**Request:** Render the material again word for word, skipping the pictures in it.

## begin Data section

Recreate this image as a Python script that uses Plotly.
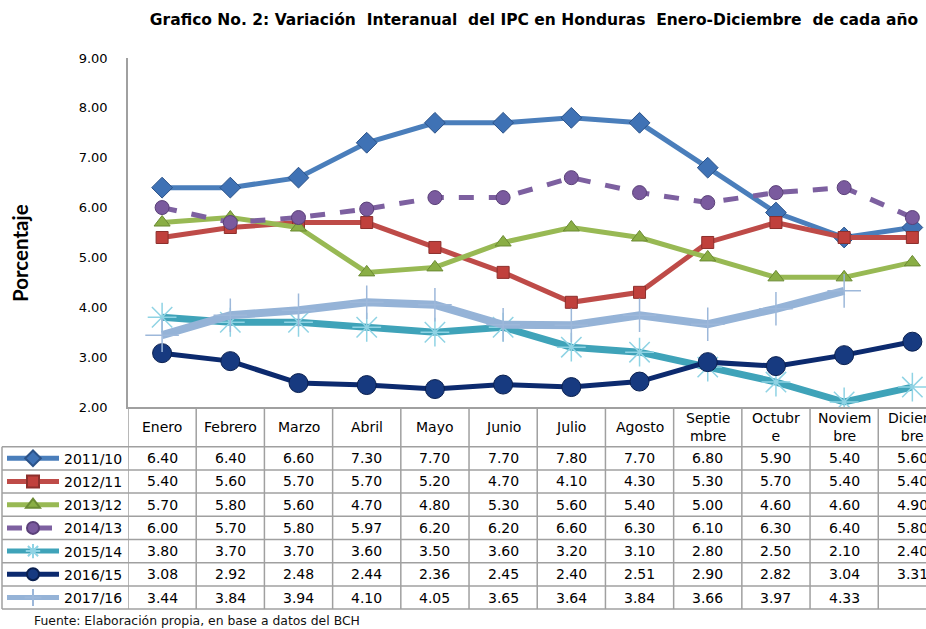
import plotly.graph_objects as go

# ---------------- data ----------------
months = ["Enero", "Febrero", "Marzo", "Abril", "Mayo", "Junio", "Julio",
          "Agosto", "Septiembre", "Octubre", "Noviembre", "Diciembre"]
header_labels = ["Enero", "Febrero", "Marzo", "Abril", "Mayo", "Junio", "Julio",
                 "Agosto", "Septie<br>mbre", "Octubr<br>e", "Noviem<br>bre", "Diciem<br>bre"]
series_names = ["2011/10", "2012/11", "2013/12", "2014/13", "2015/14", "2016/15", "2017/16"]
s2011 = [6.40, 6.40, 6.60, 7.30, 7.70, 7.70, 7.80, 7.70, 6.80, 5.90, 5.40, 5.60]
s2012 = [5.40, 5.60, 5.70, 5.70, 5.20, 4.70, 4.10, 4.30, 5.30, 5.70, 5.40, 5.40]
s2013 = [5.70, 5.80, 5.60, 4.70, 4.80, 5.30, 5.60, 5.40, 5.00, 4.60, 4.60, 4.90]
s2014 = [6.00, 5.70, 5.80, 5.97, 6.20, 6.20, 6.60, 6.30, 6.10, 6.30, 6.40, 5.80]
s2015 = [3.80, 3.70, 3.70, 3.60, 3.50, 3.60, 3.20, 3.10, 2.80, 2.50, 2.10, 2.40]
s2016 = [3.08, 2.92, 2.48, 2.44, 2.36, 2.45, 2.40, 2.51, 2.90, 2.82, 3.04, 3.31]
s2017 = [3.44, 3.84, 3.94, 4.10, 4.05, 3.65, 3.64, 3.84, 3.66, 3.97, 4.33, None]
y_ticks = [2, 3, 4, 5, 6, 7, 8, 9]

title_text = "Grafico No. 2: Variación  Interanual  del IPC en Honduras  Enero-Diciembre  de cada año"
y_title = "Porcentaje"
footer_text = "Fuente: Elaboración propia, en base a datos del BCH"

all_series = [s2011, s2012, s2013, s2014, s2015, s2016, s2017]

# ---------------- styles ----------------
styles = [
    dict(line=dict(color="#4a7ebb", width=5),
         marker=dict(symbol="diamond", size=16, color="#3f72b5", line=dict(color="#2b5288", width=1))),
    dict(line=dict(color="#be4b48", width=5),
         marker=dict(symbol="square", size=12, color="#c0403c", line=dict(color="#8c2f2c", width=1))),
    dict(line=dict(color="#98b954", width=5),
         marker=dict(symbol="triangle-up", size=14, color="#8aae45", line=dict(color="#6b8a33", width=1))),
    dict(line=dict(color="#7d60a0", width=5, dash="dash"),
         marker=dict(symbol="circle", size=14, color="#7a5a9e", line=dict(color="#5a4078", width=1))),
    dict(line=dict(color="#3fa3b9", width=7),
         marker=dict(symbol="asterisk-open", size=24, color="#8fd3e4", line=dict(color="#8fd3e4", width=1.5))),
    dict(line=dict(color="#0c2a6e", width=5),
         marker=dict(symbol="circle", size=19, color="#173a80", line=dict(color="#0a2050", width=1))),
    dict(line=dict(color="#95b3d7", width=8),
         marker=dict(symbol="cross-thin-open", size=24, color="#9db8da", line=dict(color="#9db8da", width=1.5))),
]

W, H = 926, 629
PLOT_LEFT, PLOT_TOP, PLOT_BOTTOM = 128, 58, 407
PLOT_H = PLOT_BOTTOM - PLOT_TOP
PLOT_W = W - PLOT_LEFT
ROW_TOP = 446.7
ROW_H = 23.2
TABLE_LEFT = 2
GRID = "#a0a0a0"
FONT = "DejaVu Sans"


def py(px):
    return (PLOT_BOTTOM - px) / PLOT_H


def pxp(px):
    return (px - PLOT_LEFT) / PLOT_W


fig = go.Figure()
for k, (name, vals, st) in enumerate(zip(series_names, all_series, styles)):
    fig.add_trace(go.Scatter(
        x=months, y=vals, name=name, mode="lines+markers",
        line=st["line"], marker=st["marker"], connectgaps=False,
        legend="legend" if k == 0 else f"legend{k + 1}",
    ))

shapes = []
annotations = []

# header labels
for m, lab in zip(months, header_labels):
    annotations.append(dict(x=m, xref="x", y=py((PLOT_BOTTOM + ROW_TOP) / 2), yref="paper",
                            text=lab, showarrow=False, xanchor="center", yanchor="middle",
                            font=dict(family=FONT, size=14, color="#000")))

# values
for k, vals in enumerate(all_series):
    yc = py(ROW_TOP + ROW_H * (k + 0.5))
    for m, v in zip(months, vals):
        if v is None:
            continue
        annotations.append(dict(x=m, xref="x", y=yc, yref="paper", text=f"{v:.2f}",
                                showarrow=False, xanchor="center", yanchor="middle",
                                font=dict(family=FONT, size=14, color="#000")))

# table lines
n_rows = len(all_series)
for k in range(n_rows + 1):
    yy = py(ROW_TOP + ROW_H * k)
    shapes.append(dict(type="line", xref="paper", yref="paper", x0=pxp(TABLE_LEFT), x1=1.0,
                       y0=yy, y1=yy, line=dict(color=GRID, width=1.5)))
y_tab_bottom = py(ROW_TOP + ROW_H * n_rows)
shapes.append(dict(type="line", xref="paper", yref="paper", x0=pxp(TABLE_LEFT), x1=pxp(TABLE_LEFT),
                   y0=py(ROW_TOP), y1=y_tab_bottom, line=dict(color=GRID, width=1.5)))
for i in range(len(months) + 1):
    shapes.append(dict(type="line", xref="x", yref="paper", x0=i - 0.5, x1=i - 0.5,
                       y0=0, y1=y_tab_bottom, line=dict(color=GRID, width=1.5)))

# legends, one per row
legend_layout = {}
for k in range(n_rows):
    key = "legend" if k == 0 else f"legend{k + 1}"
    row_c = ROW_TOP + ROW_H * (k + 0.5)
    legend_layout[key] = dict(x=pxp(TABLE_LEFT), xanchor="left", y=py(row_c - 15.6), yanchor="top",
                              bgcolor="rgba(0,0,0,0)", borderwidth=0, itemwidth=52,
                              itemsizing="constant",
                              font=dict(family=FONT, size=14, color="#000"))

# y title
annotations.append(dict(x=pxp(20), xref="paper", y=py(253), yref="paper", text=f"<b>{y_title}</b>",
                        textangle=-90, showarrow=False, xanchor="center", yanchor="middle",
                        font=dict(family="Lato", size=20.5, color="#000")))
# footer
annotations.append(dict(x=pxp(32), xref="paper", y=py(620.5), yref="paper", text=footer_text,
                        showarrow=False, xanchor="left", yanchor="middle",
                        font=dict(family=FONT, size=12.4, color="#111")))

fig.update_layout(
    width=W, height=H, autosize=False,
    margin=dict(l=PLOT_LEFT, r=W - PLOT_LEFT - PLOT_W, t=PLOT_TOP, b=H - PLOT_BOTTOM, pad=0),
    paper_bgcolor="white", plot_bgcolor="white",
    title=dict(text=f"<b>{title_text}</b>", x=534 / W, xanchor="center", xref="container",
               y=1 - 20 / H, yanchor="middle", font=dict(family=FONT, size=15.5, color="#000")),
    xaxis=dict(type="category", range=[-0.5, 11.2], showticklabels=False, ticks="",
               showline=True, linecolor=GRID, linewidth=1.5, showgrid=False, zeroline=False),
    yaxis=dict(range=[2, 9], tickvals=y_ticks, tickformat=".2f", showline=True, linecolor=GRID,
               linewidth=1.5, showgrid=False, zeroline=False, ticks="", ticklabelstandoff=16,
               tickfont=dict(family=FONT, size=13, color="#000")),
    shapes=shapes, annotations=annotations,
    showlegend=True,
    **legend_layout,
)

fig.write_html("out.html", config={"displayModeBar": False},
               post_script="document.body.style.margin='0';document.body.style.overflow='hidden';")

## end Data section

**Output below:**
Recreate this image as a Python script that uses Plotly.
import plotly.graph_objects as go

# ---------------- data ----------------
months = ["Enero", "Febrero", "Marzo", "Abril", "Mayo", "Junio", "Julio",
          "Agosto", "Septiembre", "Octubre", "Noviembre", "Diciembre"]
header_labels = ["Enero", "Febrero", "Marzo", "Abril", "Mayo", "Junio", "Julio",
                 "Agosto", "Septie<br>mbre", "Octubr<br>e", "Noviem<br>bre", "Diciem<br>bre"]
series_names = ["2011/10", "2012/11", "2013/12", "2014/13", "2015/14", "2016/15", "2017/16"]
s2011 = [6.40, 6.40, 6.60, 7.30, 7.70, 7.70, 7.80, 7.70, 6.80, 5.90, 5.40, 5.60]
s2012 = [5.40, 5.60, 5.70, 5.70, 5.20, 4.70, 4.10, 4.30, 5.30, 5.70, 5.40, 5.40]
s2013 = [5.70, 5.80, 5.60, 4.70, 4.80, 5.30, 5.60, 5.40, 5.00, 4.60, 4.60, 4.90]
s2014 = [6.00, 5.70, 5.80, 5.97, 6.20, 6.20, 6.60, 6.30, 6.10, 6.30, 6.40, 5.80]
s2015 = [3.80, 3.70, 3.70, 3.60, 3.50, 3.60, 3.20, 3.10, 2.80, 2.50, 2.10, 2.40]
s2016 = [3.08, 2.92, 2.48, 2.44, 2.36, 2.45, 2.40, 2.51, 2.90, 2.82, 3.04, 3.31]
s2017 = [3.44, 3.84, 3.94, 4.10, 4.05, 3.65, 3.64, 3.84, 3.66, 3.97, 4.33, None]
y_ticks = [2, 3, 4, 5, 6, 7, 8, 9]

title_text = "Grafico No. 2: Variación  Interanual  del IPC en Honduras  Enero-Diciembre  de cada año"
y_title = "Porcentaje"
footer_text = "Fuente: Elaboración propia, en base a datos del BCH"

all_series = [s2011, s2012, s2013, s2014, s2015, s2016, s2017]

# ---------------- styles ----------------
styles = [
    dict(line=dict(color="#4a7ebb", width=5),
         marker=dict(symbol="diamond", size=16, color="#3f72b5", line=dict(color="#2b5288", width=1))),
    dict(line=dict(color="#be4b48", width=5),
         marker=dict(symbol="square", size=12, color="#c0403c", line=dict(color="#8c2f2c", width=1))),
    dict(line=dict(color="#98b954", width=5),
         marker=dict(symbol="triangle-up", size=14, color="#8aae45", line=dict(color="#6b8a33", width=1))),
    dict(line=dict(color="#7d60a0", width=5, dash="dash"),
         marker=dict(symbol="circle", size=14, color="#7a5a9e", line=dict(color="#5a4078", width=1))),
    dict(line=dict(color="#3fa3b9", width=7),
         marker=dict(symbol="asterisk-open", size=24, color="#8fd3e4", line=dict(color="#8fd3e4", width=1.5))),
    dict(line=dict(color="#0c2a6e", width=5),
         marker=dict(symbol="circle", size=19, color="#173a80", line=dict(color="#0a2050", width=1))),
    dict(line=dict(color="#95b3d7", width=8),
         marker=dict(symbol="cross-thin-open", size=24, color="#9db8da", line=dict(color="#9db8da", width=1.5))),
]

W, H = 926, 629
PLOT_LEFT, PLOT_TOP, PLOT_BOTTOM = 128, 58, 407
PLOT_H = PLOT_BOTTOM - PLOT_TOP
PLOT_W = W - PLOT_LEFT
ROW_TOP = 446.7
ROW_H = 23.2
TABLE_LEFT = 2
GRID = "#a0a0a0"
FONT = "DejaVu Sans"


def py(px):
    return (PLOT_BOTTOM - px) / PLOT_H


def pxp(px):
    return (px - PLOT_LEFT) / PLOT_W


fig = go.Figure()
for k, (name, vals, st) in enumerate(zip(series_names, all_series, styles)):
    fig.add_trace(go.Scatter(
        x=months, y=vals, name=name, mode="lines+markers",
        line=st["line"], marker=st["marker"], connectgaps=False,
        legend="legend" if k == 0 else f"legend{k + 1}",
    ))

shapes = []
annotations = []

# header labels
for m, lab in zip(months, header_labels):
    annotations.append(dict(x=m, xref="x", y=py((PLOT_BOTTOM + ROW_TOP) / 2), yref="paper",
                            text=lab, showarrow=False, xanchor="center", yanchor="middle",
                            font=dict(family=FONT, size=14, color="#000")))

# values
for k, vals in enumerate(all_series):
    yc = py(ROW_TOP + ROW_H * (k + 0.5))
    for m, v in zip(months, vals):
        if v is None:
            continue
        annotations.append(dict(x=m, xref="x", y=yc, yref="paper", text=f"{v:.2f}",
                                showarrow=False, xanchor="center", yanchor="middle",
                                font=dict(family=FONT, size=14, color="#000")))

# table lines
n_rows = len(all_series)
for k in range(n_rows + 1):
    yy = py(ROW_TOP + ROW_H * k)
    shapes.append(dict(type="line", xref="paper", yref="paper", x0=pxp(TABLE_LEFT), x1=1.0,
                       y0=yy, y1=yy, line=dict(color=GRID, width=1.5)))
y_tab_bottom = py(ROW_TOP + ROW_H * n_rows)
shapes.append(dict(type="line", xref="paper", yref="paper", x0=pxp(TABLE_LEFT), x1=pxp(TABLE_LEFT),
                   y0=py(ROW_TOP), y1=y_tab_bottom, line=dict(color=GRID, width=1.5)))
for i in range(len(months) + 1):
    shapes.append(dict(type="line", xref="x", yref="paper", x0=i - 0.5, x1=i - 0.5,
                       y0=0, y1=y_tab_bottom, line=dict(color=GRID, width=1.5)))

# legends, one per row
legend_layout = {}
for k in range(n_rows):
    key = "legend" if k == 0 else f"legend{k + 1}"
    row_c = ROW_TOP + ROW_H * (k + 0.5)
    legend_layout[key] = dict(x=pxp(TABLE_LEFT), xanchor="left", y=py(row_c - 15.6), yanchor="top",
                              bgcolor="rgba(0,0,0,0)", borderwidth=0, itemwidth=52,
                              itemsizing="constant",
                              font=dict(family=FONT, size=14, color="#000"))

# y title
annotations.append(dict(x=pxp(20), xref="paper", y=py(253), yref="paper", text=f"<b>{y_title}</b>",
                        textangle=-90, showarrow=False, xanchor="center", yanchor="middle",
                        font=dict(family="Lato", size=20.5, color="#000")))
# footer
annotations.append(dict(x=pxp(32), xref="paper", y=py(620.5), yref="paper", text=footer_text,
                        showarrow=False, xanchor="left", yanchor="middle",
                        font=dict(family=FONT, size=12.4, color="#111")))

fig.update_layout(
    width=W, height=H, autosize=False,
    margin=dict(l=PLOT_LEFT, r=W - PLOT_LEFT - PLOT_W, t=PLOT_TOP, b=H - PLOT_BOTTOM, pad=0),
    paper_bgcolor="white", plot_bgcolor="white",
    title=dict(text=f"<b>{title_text}</b>", x=534 / W, xanchor="center", xref="container",
               y=1 - 20 / H, yanchor="middle", font=dict(family=FONT, size=15.5, color="#000")),
    xaxis=dict(type="category", range=[-0.5, 11.2], showticklabels=False, ticks="",
               showline=True, linecolor=GRID, linewidth=1.5, showgrid=False, zeroline=False),
    yaxis=dict(range=[2, 9], tickvals=y_ticks, tickformat=".2f", showline=True, linecolor=GRID,
               linewidth=1.5, showgrid=False, zeroline=False, ticks="", ticklabelstandoff=16,
               tickfont=dict(family=FONT, size=13, color="#000")),
    shapes=shapes, annotations=annotations,
    showlegend=True,
    **legend_layout,
)

fig.write_html("out.html", config={"displayModeBar": False},
               post_script="document.body.style.margin='0';document.body.style.overflow='hidden';")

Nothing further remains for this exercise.